*DATASET ENTRIES*:

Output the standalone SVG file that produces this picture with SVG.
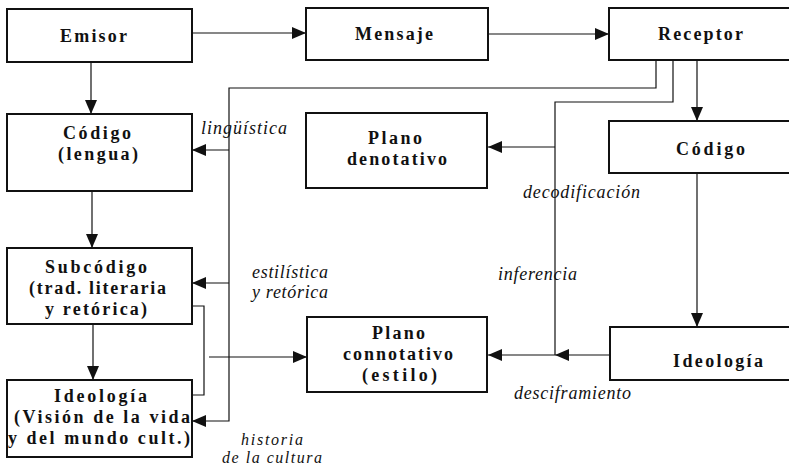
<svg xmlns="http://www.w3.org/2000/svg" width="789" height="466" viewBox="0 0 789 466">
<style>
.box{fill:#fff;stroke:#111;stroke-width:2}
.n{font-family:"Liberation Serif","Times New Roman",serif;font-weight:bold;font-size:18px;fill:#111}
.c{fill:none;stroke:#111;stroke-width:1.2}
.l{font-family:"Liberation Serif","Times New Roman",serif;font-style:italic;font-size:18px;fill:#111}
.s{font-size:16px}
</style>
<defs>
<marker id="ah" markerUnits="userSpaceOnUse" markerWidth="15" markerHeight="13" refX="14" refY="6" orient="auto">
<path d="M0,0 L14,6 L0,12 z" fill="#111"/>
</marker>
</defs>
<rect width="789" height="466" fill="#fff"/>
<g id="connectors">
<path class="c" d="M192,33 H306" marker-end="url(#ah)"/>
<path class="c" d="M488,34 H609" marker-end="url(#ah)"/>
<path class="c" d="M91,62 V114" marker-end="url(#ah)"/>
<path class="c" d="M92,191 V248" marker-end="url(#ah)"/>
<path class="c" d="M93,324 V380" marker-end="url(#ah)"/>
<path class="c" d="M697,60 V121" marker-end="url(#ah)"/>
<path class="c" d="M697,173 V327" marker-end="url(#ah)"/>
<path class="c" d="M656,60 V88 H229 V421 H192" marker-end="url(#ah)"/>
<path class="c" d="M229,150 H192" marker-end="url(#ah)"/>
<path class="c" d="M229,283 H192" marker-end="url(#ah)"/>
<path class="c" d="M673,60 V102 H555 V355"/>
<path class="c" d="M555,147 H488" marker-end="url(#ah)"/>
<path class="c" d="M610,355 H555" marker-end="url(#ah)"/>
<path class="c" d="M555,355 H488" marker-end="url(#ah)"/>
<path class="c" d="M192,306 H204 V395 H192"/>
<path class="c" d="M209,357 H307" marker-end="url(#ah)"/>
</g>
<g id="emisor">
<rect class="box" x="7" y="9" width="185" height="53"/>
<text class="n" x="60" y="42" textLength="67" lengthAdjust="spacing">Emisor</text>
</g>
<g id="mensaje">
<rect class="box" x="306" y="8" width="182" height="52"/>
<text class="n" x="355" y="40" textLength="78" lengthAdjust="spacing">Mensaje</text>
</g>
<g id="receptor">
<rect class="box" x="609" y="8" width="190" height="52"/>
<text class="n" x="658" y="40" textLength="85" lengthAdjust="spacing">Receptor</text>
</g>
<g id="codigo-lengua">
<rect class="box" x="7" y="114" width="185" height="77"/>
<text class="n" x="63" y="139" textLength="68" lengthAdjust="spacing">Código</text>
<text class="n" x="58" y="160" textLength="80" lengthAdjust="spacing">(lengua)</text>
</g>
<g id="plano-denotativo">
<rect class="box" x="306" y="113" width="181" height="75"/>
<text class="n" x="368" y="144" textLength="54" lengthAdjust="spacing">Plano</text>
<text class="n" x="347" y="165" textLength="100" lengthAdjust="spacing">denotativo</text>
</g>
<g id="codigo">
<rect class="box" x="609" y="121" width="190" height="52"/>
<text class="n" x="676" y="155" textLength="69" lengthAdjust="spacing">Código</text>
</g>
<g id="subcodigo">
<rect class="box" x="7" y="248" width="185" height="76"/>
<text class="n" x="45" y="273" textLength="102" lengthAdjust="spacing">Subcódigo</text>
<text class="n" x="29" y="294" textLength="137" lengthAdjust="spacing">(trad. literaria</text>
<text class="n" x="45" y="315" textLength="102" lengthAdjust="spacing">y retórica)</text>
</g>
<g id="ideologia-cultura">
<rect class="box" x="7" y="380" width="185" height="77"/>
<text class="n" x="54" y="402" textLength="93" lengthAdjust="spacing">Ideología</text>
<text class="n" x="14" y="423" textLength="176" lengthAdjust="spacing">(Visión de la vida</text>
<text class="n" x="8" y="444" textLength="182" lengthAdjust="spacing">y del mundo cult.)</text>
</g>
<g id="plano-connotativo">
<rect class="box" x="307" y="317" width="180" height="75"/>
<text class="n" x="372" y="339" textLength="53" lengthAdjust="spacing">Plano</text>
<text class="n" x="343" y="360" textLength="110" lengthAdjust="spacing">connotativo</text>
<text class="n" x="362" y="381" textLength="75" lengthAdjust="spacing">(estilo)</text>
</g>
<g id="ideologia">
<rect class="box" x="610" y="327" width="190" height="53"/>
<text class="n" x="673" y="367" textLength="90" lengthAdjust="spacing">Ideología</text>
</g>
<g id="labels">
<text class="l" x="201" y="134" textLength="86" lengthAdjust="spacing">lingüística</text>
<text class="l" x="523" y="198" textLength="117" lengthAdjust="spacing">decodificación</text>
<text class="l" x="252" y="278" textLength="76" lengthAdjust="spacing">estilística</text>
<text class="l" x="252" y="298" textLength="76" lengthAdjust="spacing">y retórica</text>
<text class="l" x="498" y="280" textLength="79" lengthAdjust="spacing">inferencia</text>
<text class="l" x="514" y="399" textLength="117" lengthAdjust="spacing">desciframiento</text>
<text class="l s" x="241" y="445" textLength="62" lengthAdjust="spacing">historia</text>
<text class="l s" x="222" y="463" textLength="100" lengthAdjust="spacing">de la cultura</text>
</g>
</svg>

--

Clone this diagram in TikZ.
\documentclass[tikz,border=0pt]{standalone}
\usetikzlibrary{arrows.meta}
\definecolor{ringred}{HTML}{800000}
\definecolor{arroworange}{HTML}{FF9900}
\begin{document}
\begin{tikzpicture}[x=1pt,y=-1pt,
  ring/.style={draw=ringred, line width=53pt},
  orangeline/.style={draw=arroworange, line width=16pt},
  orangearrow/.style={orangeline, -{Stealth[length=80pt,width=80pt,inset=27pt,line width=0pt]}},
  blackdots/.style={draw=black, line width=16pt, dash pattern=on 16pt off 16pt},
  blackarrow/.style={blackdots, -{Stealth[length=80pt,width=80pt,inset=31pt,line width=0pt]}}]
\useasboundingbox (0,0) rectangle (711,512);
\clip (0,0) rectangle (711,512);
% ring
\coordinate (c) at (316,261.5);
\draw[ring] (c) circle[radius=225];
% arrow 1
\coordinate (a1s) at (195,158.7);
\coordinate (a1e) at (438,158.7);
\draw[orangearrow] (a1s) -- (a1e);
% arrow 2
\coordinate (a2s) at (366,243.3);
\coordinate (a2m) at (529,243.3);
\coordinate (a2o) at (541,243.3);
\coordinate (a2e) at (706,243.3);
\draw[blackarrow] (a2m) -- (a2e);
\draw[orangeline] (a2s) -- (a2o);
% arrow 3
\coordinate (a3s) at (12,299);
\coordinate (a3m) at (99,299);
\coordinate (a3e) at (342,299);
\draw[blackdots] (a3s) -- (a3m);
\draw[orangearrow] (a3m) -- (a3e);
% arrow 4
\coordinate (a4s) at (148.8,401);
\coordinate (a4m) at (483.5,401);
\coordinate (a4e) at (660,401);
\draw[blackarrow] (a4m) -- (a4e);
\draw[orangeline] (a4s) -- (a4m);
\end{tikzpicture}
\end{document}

* * *

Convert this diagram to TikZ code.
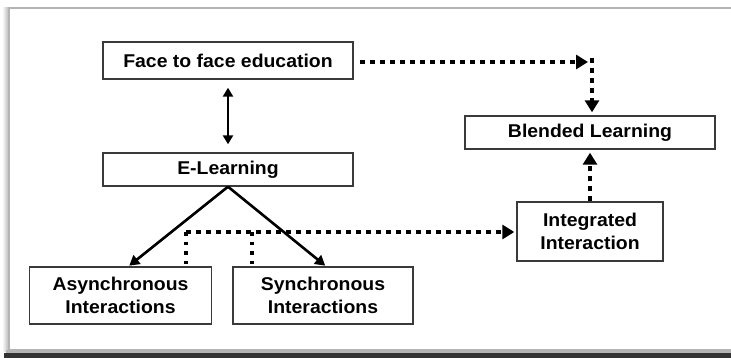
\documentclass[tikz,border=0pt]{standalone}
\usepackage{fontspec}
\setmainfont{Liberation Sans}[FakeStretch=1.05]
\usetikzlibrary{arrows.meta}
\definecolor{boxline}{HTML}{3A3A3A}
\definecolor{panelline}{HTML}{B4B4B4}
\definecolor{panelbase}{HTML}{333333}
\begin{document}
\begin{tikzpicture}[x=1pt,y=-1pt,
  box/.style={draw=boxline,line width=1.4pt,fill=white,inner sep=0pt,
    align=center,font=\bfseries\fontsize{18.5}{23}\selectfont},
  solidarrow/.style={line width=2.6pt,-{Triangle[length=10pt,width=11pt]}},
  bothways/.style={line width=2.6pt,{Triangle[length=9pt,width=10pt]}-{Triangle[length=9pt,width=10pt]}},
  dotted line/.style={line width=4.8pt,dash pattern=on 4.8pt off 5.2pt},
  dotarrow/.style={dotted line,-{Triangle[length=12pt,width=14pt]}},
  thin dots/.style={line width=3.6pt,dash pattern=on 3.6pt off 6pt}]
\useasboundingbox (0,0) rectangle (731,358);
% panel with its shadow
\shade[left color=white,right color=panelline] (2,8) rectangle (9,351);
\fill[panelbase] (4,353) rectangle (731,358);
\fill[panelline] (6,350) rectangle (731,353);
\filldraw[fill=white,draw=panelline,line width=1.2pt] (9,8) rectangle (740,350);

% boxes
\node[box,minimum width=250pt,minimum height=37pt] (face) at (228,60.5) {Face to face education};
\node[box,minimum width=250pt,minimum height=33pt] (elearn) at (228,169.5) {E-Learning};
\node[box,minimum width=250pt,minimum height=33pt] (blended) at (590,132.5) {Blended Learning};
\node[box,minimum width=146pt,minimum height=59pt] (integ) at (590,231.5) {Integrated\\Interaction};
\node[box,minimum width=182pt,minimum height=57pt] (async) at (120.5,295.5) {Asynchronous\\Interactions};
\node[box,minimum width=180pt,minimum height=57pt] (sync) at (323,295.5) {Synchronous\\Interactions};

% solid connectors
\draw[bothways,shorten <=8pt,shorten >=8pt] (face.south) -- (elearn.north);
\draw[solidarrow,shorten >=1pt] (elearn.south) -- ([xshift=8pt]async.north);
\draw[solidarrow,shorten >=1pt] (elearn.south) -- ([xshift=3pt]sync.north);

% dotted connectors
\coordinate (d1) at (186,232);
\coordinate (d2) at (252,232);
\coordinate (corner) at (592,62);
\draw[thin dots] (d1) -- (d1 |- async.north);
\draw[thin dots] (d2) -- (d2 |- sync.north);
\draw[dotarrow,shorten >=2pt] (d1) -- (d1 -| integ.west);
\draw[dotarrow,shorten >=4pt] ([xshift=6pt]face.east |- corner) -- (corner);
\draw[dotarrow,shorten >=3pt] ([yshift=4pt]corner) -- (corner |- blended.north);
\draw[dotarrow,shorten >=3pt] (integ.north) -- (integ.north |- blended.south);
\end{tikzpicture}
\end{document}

*WHAT YOU NEED TO DO*:
Identify and list each line with the word "diagram".

*WRITTEN ANSWER*:
Clone this diagram in TikZ.
Convert this diagram to TikZ code.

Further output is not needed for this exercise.